Each line that holds the word "What" counts once; give the total number of such lines and nothing else.
○ ○ ○ ○ ○
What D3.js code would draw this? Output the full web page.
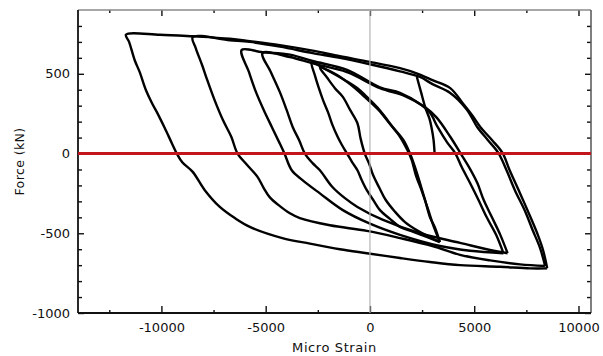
<!DOCTYPE html>
<html>
<head>
<meta charset="utf-8">
<script src="https://cdn.jsdelivr.net/npm/d3@7"></script>
<style>
  body { margin: 0; background: #fff; }
  svg { display: block; }
  text { font-family: "DejaVu Sans", Verdana, sans-serif; fill: #111; }
</style>
</head>
<body>
<div id="chart"></div>
<script>
// strain (micro) / force (kN) pairs, one array per cycle
// each cycle: bottom-right tip -> up right side -> along top -> down left side -> back along bottom
var loopA1 = [[8500,-720],[8300,-605],[8050,-510],[7700,-400],[7200,-250],[6700,-105],[6350,5],[5850,85],[5300,165],[4900,240],[4450,315],[3850,410],[3000,460],[2300,500],
  [1440,535],[0,575],[-1440,610],[-2750,645],[-4320,680],[-5760,705],[-6720,720],[-8500,735],[-10080,745],[-11700,745],
  [-11550,700],[-11280,585],[-11040,510],[-10750,400],[-10450,315],[-10200,255],[-9840,160],[-9500,65],[-9250,-3],[-9000,-55],[-8500,-115],[-7920,-230],[-7200,-335],[-6480,-405],[-5760,-460],[-4200,-530],
  [-2880,-565],[-1440,-600],[-150,-625],[1440,-655],[2880,-680],[4320,-700],[6240,-710],[7680,-720],[8500,-720]];

var loopA2 = [[8400,-705],[8150,-590],[7800,-480],[7450,-365],[6950,-230],[6550,-105],[6150,5],[5650,85],[5150,165],[4650,275],[3850,380],[3000,435],[2400,480],
  [1440,515],[0,560],[-1440,600],[-2750,630],[-4320,670],[-5760,700],[-6720,710],[-8500,730],
  [-8350,660],[-8050,555],[-7800,460],[-7450,335],[-7050,210],[-6650,105],[-6350,0],[-5900,-70],[-5400,-145],[-5100,-215],[-4800,-275],[-4320,-330],[-3840,-375],[-3360,-405],
  [-1920,-450],[-150,-485],[1440,-530],[3000,-580],[4320,-635],[5760,-670],[7200,-695],[8400,-705]];

var loopB1 = [[6400,-625],[6050,-510],[5600,-400],[5200,-290],[4800,-185],[4400,-85],[4100,0],[3700,70],[3250,165],[2880,255],[2400,310],[1440,380],[480,415],
  [-1100,525],[-2750,580],[-3840,620],[-5150,635],[-6150,650],
  [-5800,510],[-5450,380],[-5100,275],[-4700,165],[-4350,70],[-4100,0],[-3750,-105],[-3250,-165],[-2400,-250],[-1300,-355],
  [0,-440],[1440,-510],[3360,-580],[4800,-610],[6400,-625]];

var loopB2 = [[6600,-625],[6250,-510],[5850,-400],[5450,-290],[5150,-185],[4750,-85],[4350,0],[3850,105],[3200,225],[2650,290],[1680,360],[480,410],
  [-1100,510],[-2750,565],[-3840,605],[-5150,630],
  [-4750,510],[-4320,385],[-4000,275],[-3700,165],[-3400,85],[-3120,0],[-2750,-60],[-2400,-105],[-1800,-210],[-1200,-280],[-600,-335],[600,-415],
  [2400,-500],[4320,-560],[5760,-605],[6600,-625]];

var loopC1 = [[3350,-555],[3120,-465],[2880,-400],[2640,-290],[2400,-185],[2160,-85],[1920,0],[1600,85],[1100,165],[720,230],[350,290],[-150,355],[-600,410],[-1200,460],[-1800,505],[-2300,540],[-2800,575],
  [-2640,490],[-2450,410],[-2250,335],[-2000,255],[-1800,180],[-1550,105],[-1350,55],[-1100,0],[-850,-55],[-600,-105],[-400,-165],[-150,-230],[150,-290],[480,-355],[960,-410],[1440,-460],[2050,-490],[2750,-525],[3350,-555]];

var loopC2 = [[3350,-555],[3050,-455],[2800,-355],[2500,-240],[2200,-135],[2000,-40],[1800,20],[1440,105],[960,185],[400,275],[-250,355],[-960,435],[-1680,500],[-2400,540],
  [-2050,475],[-1680,410],[-1300,355],[-960,275],[-600,190],[-450,95],[-250,0],[-50,-60],[150,-135],[450,-215],[750,-290],[1200,-365],[1680,-430],[2300,-485],[2880,-525],[3350,-555]];

// last unloading branch down to zero force
var unload = [[2250,480],[2450,385],[2650,290],[2850,220],[2950,165],[3050,85],[3100,0]];

var cycles = [loopA1, loopA2, loopB1, loopB2, loopC1, loopC2, unload];

var xMajorTicks = [-10000, -5000, 0, 5000, 10000];
var xMinorTicks = [-12500, -7500, -2500, 2500, 7500];
var yMajorTicks = [-1000, -500, 0, 500];
var yMinorTicks = [-900, -800, -700, -600, -400, -300, -200, -100, 100, 200, 300, 400, 600, 700, 800];

var width = 603, height = 356;
var margins = {left: 78, top: 10, right: 12, bottom: 43};
var plotW = width - margins.left - margins.right;
var plotH = height - margins.top - margins.bottom;

var svg = d3.select("#chart").append("svg")
    .attr("width", width)
    .attr("height", height);

var chart = svg.append("g")
    .attr("transform", "translate(" + margins.left + "," + margins.top + ")");

var x = d3.scaleLinear().domain([-14000, 10600]).range([0, plotW]);
var y = d3.scaleLinear().domain([-1000, 900]).range([plotH, 0]);

function fmt(d) { return String(d); }

// tick marks point into the plot box on all four sides
function addAxis(axis, transform, ticks, size, labels, pad) {
  var g = chart.append("g")
      .attr("transform", transform)
      .call(axis.tickValues(ticks).tickSizeInner(-size).tickSizeOuter(0)
        .tickPadding(pad || 3).tickFormat(labels ? fmt : ""));
  g.select(".domain").remove();
  g.selectAll("line").attr("stroke", "#111").attr("stroke-width", 1.4);
  g.selectAll("text").attr("font-size", 13).attr("fill", "#111")
      .attr("font-family", "'DejaVu Sans', Verdana, sans-serif");
  return g;
}

addAxis(d3.axisBottom(x), "translate(0," + plotH + ")", xMajorTicks, 7, true, 10);
addAxis(d3.axisBottom(x), "translate(0," + plotH + ")", xMinorTicks, 3, false);
addAxis(d3.axisTop(x), "translate(0,0)", xMajorTicks, 6, false);
addAxis(d3.axisTop(x), "translate(0,0)", xMinorTicks, 3, false);
addAxis(d3.axisLeft(y), "translate(0,0)", yMajorTicks, 6, true, 8);
addAxis(d3.axisLeft(y), "translate(0,0)", yMinorTicks, 4, false);
addAxis(d3.axisRight(y), "translate(" + plotW + ",0)", yMajorTicks, 6, false);
addAxis(d3.axisRight(y), "translate(" + plotW + ",0)", yMinorTicks, 4, false);

// plot frame
chart.append("line").attr("x1", 0).attr("x2", plotW).attr("y1", 0).attr("y2", 0)
    .attr("stroke", "#8a8a8a").attr("stroke-width", 1.5);
chart.append("line").attr("x1", plotW).attr("x2", plotW).attr("y1", 0).attr("y2", plotH)
    .attr("stroke", "#555").attr("stroke-width", 1.5);
chart.append("line").attr("x1", 0).attr("x2", 0).attr("y1", 0).attr("y2", plotH)
    .attr("stroke", "#111").attr("stroke-width", 1.8);
chart.append("line").attr("x1", 0).attr("x2", plotW).attr("y1", plotH).attr("y2", plotH)
    .attr("stroke", "#111").attr("stroke-width", 1.8);

var valueline = d3.line()
    .x(function(d) { return x(d[0]); })
    .y(function(d) { return y(d[1]); })
    .curve(d3.curveCatmullRom.alpha(0.5));

chart.selectAll("path.cycle")
    .data(cycles)
  .enter().append("path")
    .attr("class", "cycle")
    .attr("d", valueline)
    .attr("fill", "none")
    .attr("stroke", "#000")
    .attr("stroke-width", 2.4)
    .attr("stroke-linejoin", "round");

// zero strain guide
chart.append("line")
    .attr("x1", x(0)).attr("x2", x(0)).attr("y1", 0).attr("y2", plotH)
    .attr("stroke", "#b4b4b4").attr("stroke-width", 1.2);

// zero force line
chart.append("line")
    .attr("x1", 0).attr("x2", plotW).attr("y1", y(0)).attr("y2", y(0))
    .attr("stroke", "#c3161c").attr("stroke-width", 3);

svg.append("text")
    .attr("x", margins.left + plotW / 2)
    .attr("y", 352)
    .attr("text-anchor", "middle")
    .attr("font-size", 13)
    .attr("letter-spacing", 0.6)
    .text("Micro Strain");

svg.append("text")
    .attr("transform", "translate(24," + (margins.top + plotH / 2) + ") rotate(-90)")
    .attr("text-anchor", "middle")
    .attr("font-size", 12.5)
    .attr("letter-spacing", 0.4)
    .text("Force (kN)");
</script>
</body>
</html>
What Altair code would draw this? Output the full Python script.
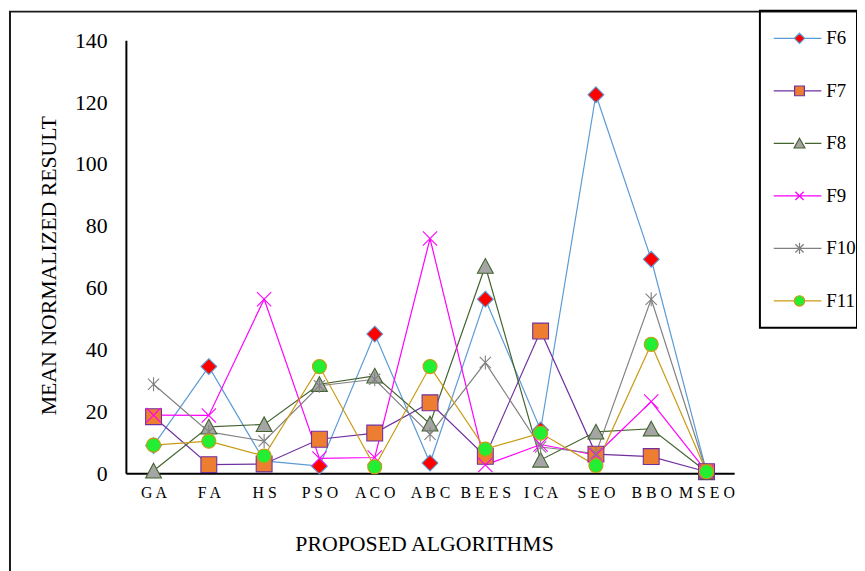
○ ○ ○ ○ ○
> [SOLUTION TO THIS PROBLEM]
2